**Task goal:** Copy verbatim the material from its first line to the line that holds "plt.rcParams['mathtext.fontset'] = 'cm'", including that line.

Code that draws figures:

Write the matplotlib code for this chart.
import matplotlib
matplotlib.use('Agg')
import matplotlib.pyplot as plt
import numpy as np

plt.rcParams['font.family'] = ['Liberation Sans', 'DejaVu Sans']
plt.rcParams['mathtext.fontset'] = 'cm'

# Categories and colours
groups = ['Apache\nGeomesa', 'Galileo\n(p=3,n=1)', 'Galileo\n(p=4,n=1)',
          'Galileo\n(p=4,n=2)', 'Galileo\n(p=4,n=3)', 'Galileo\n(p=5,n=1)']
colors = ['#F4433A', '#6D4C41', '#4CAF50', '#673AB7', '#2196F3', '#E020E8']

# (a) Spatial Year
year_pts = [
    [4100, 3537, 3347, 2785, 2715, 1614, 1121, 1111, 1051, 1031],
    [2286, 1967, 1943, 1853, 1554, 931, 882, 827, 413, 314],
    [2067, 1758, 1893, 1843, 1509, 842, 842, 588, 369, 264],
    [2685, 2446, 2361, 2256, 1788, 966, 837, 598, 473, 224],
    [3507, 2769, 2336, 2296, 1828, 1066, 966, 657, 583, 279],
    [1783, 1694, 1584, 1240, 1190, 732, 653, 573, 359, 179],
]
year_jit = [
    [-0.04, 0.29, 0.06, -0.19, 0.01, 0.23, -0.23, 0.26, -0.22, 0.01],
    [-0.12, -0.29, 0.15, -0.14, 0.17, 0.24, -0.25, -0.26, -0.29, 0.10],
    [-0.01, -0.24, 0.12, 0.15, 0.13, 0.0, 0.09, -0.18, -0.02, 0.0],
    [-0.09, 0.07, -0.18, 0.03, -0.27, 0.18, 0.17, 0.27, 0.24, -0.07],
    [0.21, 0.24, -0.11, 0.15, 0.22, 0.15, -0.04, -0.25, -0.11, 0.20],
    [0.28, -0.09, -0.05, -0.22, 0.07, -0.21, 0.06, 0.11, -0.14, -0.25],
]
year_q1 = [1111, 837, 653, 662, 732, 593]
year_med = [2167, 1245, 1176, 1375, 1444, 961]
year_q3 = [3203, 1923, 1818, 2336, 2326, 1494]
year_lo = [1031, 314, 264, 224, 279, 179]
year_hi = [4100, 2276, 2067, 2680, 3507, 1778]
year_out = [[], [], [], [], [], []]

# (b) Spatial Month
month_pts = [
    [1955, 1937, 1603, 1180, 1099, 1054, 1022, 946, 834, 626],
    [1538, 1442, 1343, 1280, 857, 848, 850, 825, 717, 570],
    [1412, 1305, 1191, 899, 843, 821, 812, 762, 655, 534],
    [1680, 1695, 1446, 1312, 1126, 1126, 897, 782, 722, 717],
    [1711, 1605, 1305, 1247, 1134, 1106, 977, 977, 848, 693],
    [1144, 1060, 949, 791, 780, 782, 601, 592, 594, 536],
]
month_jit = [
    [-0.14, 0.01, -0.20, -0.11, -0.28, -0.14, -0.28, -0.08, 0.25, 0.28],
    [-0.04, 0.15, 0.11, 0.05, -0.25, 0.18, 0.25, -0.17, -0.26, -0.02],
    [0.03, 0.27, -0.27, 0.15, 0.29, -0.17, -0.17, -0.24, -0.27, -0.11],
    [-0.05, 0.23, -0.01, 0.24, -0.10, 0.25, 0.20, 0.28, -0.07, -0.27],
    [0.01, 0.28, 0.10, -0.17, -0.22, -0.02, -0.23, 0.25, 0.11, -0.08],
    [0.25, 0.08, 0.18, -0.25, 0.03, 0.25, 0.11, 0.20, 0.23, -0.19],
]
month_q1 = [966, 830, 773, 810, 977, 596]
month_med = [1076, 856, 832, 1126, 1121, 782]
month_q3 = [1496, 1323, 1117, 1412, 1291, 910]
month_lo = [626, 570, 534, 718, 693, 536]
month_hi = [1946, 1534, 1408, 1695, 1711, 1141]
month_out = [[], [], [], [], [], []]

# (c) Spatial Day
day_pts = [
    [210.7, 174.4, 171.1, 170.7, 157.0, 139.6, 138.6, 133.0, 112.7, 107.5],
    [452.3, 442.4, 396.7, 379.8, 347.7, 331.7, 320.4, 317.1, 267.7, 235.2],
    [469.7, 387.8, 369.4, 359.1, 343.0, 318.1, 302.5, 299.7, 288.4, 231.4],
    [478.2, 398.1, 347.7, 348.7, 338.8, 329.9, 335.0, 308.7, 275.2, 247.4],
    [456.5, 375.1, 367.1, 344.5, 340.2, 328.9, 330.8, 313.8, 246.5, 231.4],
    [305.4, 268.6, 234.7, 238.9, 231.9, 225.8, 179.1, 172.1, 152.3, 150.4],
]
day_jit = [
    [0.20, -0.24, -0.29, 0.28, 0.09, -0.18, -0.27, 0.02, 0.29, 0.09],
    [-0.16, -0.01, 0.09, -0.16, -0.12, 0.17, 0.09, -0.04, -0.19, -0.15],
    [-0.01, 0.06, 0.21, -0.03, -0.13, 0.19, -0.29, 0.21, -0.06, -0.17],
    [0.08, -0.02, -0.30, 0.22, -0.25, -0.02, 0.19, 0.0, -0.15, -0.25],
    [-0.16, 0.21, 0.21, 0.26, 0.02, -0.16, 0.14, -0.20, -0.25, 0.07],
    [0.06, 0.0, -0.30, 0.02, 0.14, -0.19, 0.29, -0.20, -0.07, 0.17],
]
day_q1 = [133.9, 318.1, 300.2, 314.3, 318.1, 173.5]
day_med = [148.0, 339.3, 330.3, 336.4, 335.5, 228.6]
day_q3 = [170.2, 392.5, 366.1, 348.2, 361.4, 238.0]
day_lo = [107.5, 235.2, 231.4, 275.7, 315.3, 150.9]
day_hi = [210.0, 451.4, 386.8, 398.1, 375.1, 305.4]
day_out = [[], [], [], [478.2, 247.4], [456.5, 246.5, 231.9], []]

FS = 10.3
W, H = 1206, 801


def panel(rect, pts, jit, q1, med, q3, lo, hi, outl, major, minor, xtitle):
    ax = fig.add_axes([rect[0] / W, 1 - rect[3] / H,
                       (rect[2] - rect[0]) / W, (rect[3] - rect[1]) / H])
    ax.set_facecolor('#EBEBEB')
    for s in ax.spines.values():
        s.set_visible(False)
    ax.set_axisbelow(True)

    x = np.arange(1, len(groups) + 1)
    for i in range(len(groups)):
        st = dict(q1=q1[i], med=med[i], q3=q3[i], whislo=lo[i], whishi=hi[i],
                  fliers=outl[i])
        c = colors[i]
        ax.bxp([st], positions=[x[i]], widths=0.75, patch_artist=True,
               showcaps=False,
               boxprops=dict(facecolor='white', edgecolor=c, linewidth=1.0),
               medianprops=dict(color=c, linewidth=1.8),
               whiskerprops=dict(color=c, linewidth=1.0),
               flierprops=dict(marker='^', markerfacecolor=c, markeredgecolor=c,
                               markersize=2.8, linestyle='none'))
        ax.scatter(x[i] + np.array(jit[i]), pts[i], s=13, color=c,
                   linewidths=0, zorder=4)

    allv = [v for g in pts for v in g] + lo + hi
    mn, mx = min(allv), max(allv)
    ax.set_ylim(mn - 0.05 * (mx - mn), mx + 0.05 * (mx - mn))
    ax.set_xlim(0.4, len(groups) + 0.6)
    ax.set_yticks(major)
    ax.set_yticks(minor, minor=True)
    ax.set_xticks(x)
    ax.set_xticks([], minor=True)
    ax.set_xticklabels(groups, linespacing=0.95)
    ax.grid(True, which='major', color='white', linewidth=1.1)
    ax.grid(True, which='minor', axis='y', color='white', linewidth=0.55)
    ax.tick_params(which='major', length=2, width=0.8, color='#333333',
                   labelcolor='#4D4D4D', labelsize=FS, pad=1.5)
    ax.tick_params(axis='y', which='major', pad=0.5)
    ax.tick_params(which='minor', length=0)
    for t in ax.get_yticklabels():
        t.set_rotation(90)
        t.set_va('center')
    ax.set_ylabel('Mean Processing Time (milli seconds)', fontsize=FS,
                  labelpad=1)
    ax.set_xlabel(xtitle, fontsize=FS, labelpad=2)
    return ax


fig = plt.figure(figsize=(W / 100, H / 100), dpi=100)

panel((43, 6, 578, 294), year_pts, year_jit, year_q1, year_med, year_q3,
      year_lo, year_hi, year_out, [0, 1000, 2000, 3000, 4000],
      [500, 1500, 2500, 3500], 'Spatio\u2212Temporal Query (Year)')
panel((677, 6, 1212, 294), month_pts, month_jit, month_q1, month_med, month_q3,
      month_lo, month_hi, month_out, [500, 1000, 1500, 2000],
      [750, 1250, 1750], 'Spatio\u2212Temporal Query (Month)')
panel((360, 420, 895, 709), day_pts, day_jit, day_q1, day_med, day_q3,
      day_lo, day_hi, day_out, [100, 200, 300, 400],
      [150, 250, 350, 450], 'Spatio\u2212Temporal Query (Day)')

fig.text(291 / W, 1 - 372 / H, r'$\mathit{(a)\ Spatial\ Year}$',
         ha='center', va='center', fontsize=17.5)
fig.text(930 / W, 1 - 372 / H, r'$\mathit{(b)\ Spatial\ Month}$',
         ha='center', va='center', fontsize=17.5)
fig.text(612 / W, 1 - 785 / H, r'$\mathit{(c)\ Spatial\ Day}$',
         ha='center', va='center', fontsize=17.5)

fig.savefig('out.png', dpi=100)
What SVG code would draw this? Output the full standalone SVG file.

**Complete response:**
Write the matplotlib code for this chart.
import matplotlib
matplotlib.use('Agg')
import matplotlib.pyplot as plt
import numpy as np

plt.rcParams['font.family'] = ['Liberation Sans', 'DejaVu Sans']
plt.rcParams['mathtext.fontset'] = 'cm'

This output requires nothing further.